--- START OF Data rows ---
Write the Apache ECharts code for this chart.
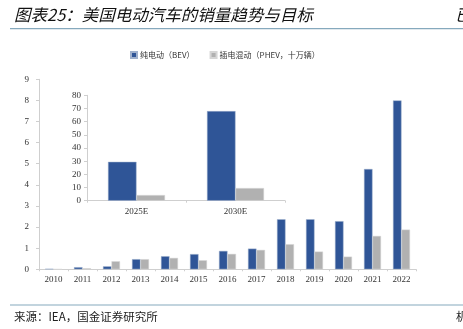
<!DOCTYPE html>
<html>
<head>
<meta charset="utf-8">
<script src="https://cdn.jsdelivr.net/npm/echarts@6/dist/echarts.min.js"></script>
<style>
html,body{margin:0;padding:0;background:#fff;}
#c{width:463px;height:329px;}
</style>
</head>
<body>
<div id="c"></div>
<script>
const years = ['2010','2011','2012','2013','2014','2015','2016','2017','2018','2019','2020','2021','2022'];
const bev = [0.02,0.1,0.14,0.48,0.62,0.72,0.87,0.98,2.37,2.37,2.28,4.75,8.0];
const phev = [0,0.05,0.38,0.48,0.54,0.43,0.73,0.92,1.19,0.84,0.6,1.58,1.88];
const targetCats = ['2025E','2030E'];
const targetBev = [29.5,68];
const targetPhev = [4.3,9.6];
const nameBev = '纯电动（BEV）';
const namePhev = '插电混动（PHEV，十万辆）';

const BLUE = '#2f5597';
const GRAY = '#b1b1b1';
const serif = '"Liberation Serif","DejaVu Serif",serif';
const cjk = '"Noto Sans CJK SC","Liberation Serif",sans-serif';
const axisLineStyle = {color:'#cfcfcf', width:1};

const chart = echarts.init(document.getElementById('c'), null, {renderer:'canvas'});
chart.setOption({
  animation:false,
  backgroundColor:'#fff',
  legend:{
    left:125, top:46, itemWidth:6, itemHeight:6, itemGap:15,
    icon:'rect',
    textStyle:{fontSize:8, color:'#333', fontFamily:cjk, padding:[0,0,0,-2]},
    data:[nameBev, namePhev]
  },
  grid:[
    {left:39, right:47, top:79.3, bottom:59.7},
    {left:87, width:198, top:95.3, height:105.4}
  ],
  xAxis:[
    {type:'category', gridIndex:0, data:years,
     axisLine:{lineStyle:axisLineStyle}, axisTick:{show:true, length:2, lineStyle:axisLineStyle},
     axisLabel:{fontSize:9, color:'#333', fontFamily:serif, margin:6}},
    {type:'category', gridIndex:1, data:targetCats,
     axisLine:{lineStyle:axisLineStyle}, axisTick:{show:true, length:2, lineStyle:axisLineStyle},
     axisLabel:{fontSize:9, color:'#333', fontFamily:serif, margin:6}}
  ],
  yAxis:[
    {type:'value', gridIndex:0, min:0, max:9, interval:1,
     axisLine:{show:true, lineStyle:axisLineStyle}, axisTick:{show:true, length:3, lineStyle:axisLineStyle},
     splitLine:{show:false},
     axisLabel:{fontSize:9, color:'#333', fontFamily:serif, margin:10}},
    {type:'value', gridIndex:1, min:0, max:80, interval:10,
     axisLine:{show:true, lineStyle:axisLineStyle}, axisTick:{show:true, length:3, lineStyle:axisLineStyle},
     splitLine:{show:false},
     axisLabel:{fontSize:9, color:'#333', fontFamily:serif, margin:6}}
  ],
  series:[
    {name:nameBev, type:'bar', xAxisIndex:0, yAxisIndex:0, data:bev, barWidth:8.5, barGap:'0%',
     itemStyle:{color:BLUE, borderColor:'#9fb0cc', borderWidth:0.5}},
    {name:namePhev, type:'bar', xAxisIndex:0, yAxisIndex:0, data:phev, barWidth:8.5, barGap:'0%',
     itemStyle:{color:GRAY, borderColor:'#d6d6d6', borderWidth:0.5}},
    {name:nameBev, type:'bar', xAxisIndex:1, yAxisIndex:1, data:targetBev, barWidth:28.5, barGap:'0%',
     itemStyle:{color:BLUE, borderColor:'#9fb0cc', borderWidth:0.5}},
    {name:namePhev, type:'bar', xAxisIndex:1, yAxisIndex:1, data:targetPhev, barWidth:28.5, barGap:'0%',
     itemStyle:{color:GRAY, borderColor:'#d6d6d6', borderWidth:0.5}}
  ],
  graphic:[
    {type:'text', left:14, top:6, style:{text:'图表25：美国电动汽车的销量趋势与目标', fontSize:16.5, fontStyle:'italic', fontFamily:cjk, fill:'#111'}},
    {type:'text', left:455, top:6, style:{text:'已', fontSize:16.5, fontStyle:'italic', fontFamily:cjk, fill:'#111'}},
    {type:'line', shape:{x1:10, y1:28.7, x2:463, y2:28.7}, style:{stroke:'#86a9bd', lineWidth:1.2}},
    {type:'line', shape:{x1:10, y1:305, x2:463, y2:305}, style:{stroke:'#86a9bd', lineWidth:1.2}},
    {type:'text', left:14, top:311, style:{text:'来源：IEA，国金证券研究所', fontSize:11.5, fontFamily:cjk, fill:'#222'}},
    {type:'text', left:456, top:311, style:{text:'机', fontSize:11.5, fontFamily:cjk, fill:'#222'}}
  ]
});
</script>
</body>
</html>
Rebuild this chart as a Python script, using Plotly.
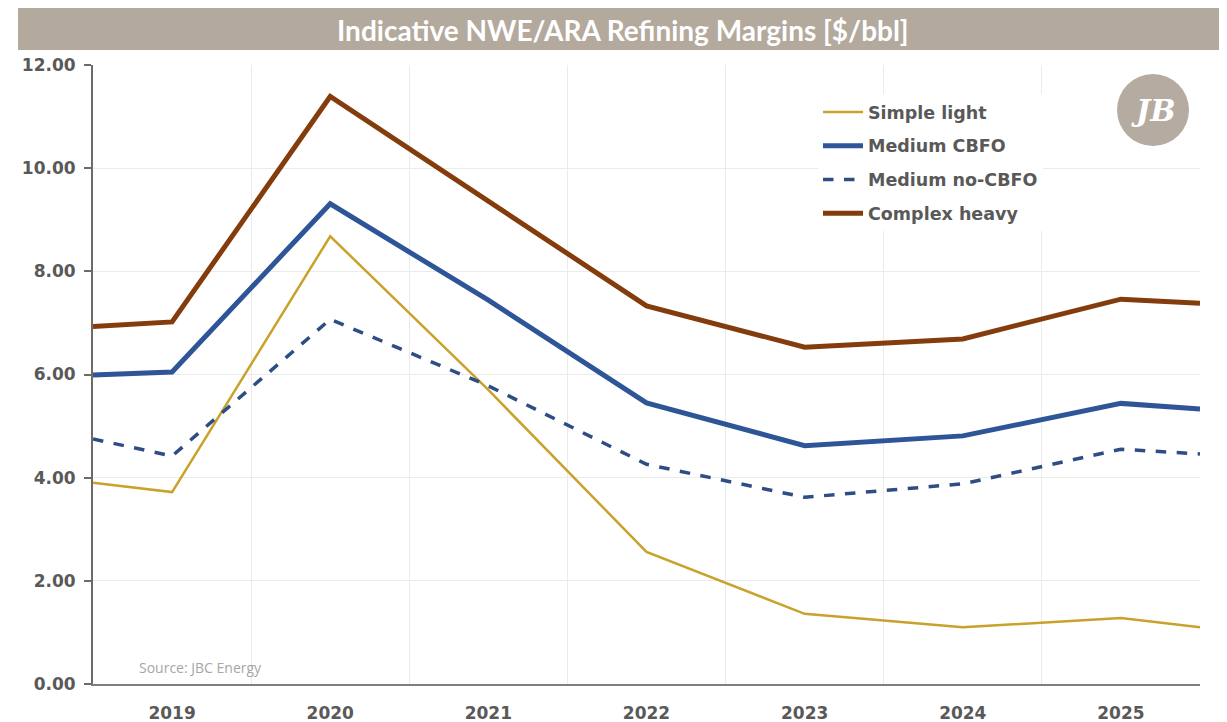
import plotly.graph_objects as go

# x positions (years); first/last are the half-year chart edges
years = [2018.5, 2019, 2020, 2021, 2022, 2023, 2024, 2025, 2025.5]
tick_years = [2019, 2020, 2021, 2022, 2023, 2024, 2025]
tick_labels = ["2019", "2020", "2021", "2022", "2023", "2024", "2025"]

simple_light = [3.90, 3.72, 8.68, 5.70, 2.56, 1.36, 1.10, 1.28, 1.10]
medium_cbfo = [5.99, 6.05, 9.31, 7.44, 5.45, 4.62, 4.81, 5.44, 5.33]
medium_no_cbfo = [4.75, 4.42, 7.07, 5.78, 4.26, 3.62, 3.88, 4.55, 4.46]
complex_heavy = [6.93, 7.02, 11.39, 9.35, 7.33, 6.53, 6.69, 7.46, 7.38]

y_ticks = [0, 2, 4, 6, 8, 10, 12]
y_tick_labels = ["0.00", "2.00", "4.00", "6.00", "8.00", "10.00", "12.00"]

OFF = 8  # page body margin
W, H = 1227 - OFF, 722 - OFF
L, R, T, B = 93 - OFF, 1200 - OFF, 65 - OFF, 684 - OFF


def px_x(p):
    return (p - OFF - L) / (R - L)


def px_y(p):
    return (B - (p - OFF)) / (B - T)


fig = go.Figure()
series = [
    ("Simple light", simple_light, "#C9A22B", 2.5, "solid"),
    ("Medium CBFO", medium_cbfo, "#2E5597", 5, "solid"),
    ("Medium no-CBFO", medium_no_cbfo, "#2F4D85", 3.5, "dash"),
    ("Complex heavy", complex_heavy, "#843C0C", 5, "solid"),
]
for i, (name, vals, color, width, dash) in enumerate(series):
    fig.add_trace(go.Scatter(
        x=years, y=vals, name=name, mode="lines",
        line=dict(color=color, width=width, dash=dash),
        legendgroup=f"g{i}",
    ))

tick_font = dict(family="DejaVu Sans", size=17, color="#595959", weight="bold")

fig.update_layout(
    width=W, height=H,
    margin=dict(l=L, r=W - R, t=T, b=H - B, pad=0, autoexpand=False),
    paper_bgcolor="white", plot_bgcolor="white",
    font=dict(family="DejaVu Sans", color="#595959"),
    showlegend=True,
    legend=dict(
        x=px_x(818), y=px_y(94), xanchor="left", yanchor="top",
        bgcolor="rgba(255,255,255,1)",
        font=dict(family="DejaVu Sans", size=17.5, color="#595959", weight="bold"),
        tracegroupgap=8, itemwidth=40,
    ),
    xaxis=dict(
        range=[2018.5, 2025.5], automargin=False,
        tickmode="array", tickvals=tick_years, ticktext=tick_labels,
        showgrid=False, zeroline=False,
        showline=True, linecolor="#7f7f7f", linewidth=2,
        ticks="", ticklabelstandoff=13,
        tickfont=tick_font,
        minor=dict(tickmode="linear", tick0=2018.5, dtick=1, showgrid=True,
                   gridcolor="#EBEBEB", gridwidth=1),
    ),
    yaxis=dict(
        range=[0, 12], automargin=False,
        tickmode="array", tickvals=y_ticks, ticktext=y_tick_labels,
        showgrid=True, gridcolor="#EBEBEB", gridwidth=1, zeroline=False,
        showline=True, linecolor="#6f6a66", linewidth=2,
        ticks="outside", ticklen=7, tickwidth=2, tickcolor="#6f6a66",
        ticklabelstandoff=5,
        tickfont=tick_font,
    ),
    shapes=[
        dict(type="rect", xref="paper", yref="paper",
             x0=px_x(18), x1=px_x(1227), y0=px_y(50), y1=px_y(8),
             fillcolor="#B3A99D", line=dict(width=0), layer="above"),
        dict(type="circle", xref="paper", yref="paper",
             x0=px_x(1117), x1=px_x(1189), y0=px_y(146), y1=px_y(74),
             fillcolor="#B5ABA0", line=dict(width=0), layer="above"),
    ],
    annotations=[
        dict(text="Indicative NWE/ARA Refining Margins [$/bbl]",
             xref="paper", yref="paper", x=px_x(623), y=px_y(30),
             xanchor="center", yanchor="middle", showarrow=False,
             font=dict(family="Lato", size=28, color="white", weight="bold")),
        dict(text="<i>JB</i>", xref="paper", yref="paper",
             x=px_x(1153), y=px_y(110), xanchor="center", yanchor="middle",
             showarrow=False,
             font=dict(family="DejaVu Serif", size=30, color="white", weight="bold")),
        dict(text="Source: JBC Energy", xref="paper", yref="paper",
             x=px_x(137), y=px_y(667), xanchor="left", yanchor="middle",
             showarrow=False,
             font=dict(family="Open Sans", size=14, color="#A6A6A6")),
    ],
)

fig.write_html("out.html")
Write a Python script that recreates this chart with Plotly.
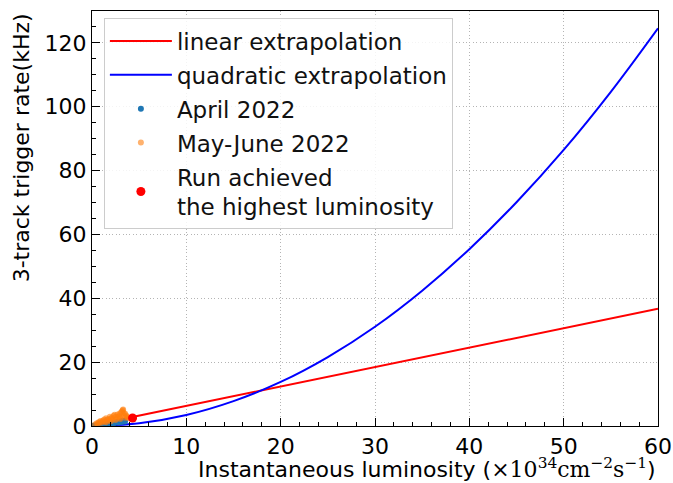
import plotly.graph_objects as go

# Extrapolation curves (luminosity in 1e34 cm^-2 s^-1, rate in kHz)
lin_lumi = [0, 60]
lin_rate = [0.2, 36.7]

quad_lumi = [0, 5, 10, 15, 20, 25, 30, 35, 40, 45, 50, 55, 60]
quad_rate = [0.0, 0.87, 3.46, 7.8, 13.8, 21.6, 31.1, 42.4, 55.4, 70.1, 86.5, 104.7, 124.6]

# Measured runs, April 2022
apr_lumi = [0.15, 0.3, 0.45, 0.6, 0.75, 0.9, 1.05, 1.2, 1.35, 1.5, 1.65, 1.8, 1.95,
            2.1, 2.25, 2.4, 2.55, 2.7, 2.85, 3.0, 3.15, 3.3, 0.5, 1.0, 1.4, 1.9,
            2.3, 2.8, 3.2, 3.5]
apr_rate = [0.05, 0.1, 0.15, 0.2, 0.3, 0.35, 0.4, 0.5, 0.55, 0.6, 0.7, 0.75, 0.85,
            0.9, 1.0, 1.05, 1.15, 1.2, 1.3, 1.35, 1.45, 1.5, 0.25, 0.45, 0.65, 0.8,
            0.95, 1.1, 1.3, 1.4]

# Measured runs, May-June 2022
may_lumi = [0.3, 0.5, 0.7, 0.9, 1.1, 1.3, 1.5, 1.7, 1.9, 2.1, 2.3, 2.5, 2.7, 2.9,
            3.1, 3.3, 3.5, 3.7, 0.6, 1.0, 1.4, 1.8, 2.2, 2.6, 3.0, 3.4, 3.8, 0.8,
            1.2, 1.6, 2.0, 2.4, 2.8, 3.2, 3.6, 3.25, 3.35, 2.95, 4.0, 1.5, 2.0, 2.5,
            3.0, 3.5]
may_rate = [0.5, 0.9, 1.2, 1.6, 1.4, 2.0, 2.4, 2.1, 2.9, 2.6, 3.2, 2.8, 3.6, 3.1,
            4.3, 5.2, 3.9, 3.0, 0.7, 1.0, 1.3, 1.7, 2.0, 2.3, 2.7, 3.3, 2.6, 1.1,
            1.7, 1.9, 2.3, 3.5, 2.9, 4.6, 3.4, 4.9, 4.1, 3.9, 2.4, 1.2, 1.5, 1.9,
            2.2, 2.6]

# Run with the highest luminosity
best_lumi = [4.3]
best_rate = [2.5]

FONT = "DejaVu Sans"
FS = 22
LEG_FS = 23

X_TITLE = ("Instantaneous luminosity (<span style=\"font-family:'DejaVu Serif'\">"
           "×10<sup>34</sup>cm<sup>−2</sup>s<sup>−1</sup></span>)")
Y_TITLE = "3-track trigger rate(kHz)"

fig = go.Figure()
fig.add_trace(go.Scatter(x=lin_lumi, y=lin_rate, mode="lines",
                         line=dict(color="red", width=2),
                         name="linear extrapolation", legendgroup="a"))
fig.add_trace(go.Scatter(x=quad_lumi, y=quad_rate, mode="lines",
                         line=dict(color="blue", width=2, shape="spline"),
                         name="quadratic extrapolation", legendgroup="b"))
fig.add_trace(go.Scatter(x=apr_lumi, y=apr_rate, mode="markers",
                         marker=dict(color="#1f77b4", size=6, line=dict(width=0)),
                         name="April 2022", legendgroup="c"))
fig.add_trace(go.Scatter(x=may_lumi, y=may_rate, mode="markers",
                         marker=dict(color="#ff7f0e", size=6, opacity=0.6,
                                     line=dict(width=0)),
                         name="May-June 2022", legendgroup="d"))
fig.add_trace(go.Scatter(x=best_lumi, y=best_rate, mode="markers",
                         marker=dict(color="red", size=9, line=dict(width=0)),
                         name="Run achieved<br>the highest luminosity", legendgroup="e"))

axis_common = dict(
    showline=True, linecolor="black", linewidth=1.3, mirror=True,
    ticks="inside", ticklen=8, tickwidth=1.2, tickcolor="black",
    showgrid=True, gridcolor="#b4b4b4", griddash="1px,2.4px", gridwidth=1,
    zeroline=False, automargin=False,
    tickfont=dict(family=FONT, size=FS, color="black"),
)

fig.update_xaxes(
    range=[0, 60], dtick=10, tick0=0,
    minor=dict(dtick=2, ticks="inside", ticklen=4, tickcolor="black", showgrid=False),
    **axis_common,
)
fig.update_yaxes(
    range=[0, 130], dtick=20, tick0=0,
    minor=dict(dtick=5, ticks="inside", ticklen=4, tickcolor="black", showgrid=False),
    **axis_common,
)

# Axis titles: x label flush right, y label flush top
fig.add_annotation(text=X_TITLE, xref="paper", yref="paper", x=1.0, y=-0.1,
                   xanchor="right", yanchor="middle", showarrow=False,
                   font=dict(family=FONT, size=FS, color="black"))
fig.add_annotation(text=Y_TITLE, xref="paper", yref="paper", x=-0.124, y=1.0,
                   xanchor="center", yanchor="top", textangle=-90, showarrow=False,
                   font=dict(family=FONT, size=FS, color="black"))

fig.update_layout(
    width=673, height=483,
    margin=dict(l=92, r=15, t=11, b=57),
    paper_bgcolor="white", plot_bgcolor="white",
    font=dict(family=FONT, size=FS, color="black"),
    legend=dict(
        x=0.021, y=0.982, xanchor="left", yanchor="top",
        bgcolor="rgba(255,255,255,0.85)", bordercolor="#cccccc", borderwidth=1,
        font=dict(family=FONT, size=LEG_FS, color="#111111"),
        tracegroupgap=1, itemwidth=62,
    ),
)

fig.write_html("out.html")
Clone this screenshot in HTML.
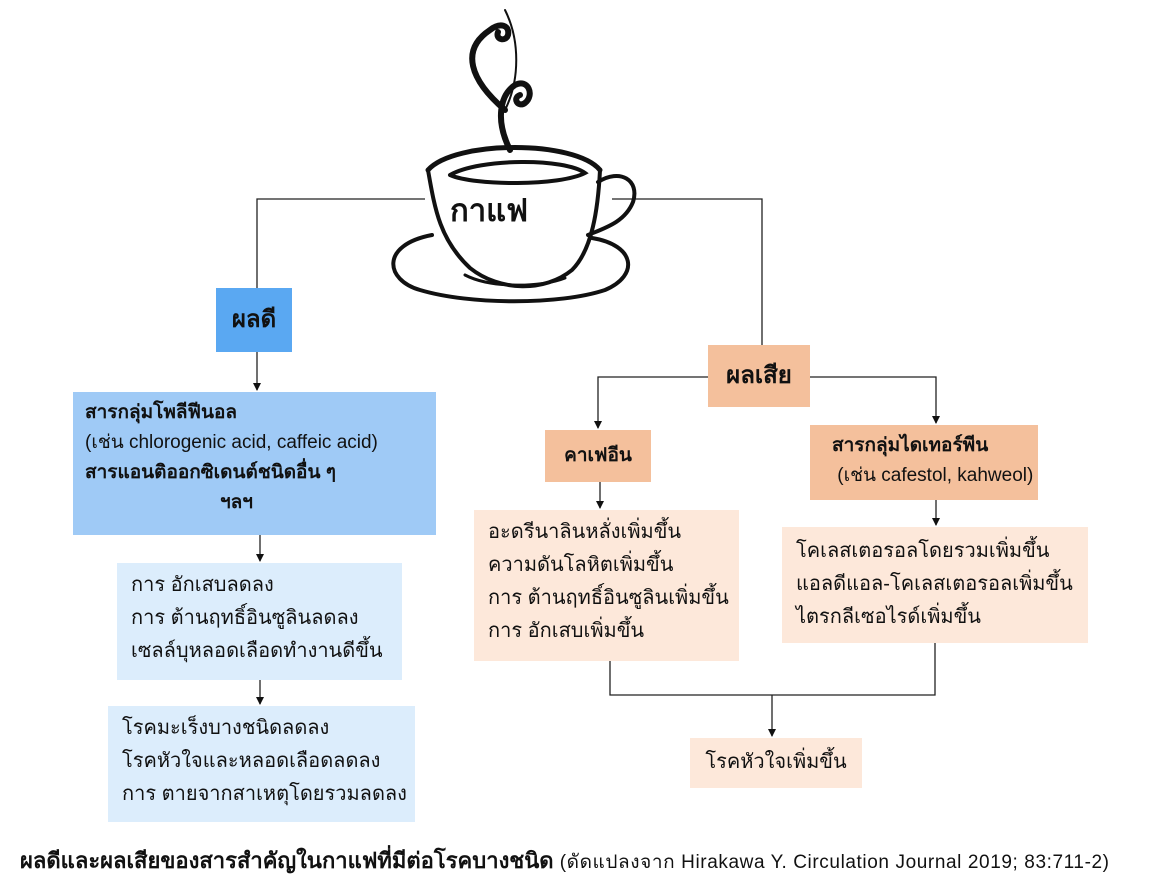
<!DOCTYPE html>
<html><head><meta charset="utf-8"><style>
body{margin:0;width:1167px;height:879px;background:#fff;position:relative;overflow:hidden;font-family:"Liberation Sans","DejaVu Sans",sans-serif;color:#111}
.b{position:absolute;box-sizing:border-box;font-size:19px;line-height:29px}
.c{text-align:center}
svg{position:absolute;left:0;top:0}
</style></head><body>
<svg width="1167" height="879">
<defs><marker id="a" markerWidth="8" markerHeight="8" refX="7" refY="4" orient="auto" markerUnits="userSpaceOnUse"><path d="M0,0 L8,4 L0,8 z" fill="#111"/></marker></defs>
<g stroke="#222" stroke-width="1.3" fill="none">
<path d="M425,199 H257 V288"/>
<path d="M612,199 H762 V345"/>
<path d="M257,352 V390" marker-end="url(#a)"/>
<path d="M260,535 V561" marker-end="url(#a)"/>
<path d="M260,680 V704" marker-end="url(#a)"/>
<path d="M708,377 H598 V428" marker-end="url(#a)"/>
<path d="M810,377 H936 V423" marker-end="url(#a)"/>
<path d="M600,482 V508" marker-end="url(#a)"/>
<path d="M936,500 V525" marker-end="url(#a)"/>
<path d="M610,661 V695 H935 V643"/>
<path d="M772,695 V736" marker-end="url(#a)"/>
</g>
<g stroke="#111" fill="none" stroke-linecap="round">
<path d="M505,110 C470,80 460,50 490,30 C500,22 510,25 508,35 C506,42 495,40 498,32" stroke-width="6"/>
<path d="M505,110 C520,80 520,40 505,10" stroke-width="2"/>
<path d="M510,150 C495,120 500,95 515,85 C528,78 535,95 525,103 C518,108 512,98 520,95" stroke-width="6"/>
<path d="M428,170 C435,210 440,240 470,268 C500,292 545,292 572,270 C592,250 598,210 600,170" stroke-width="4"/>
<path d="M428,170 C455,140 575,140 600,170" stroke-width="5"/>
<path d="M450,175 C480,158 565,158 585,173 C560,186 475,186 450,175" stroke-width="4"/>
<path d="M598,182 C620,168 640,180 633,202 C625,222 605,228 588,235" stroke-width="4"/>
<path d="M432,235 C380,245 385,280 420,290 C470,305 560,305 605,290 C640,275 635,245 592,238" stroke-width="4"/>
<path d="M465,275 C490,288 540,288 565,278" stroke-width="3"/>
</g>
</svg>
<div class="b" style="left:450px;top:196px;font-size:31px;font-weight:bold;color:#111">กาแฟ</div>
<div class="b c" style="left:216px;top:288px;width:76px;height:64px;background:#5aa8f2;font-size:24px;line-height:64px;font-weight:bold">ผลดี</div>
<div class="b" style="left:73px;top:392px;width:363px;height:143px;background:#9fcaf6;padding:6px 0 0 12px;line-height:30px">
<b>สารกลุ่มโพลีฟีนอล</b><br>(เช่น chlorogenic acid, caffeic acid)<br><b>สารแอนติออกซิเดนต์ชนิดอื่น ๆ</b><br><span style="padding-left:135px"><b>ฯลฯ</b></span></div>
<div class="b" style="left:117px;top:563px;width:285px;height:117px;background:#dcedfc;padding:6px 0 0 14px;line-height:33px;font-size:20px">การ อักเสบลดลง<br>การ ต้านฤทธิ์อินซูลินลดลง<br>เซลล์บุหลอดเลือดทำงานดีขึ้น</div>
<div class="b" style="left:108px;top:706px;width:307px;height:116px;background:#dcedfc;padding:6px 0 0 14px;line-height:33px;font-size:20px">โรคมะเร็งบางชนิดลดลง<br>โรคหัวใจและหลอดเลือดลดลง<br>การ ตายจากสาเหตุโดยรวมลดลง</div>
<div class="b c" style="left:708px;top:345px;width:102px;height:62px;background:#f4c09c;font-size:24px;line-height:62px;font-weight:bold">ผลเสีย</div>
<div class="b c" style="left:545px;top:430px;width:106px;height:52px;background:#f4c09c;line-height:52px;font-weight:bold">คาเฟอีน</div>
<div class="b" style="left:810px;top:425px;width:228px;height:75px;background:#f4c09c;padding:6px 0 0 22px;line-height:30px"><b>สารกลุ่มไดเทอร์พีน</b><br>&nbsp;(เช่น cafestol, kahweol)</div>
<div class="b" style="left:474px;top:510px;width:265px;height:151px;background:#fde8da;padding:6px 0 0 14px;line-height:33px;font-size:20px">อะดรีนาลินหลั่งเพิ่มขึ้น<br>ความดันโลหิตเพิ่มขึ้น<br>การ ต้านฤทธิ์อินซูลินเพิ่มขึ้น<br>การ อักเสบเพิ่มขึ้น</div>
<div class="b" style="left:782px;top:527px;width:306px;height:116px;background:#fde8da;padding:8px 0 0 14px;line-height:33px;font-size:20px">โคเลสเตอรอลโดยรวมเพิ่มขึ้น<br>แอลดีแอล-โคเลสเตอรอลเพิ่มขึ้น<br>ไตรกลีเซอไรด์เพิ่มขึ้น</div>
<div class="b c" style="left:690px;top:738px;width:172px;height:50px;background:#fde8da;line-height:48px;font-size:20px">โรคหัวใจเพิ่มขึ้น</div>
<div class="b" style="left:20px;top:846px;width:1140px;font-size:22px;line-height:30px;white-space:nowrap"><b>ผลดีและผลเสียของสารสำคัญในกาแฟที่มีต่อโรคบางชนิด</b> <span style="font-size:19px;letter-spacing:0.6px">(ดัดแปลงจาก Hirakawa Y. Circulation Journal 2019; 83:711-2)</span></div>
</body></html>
--- END OF Data rows ---
The request
Above is a listing; report how many of its lines include the word "this", giving the number only.

Exercise output
4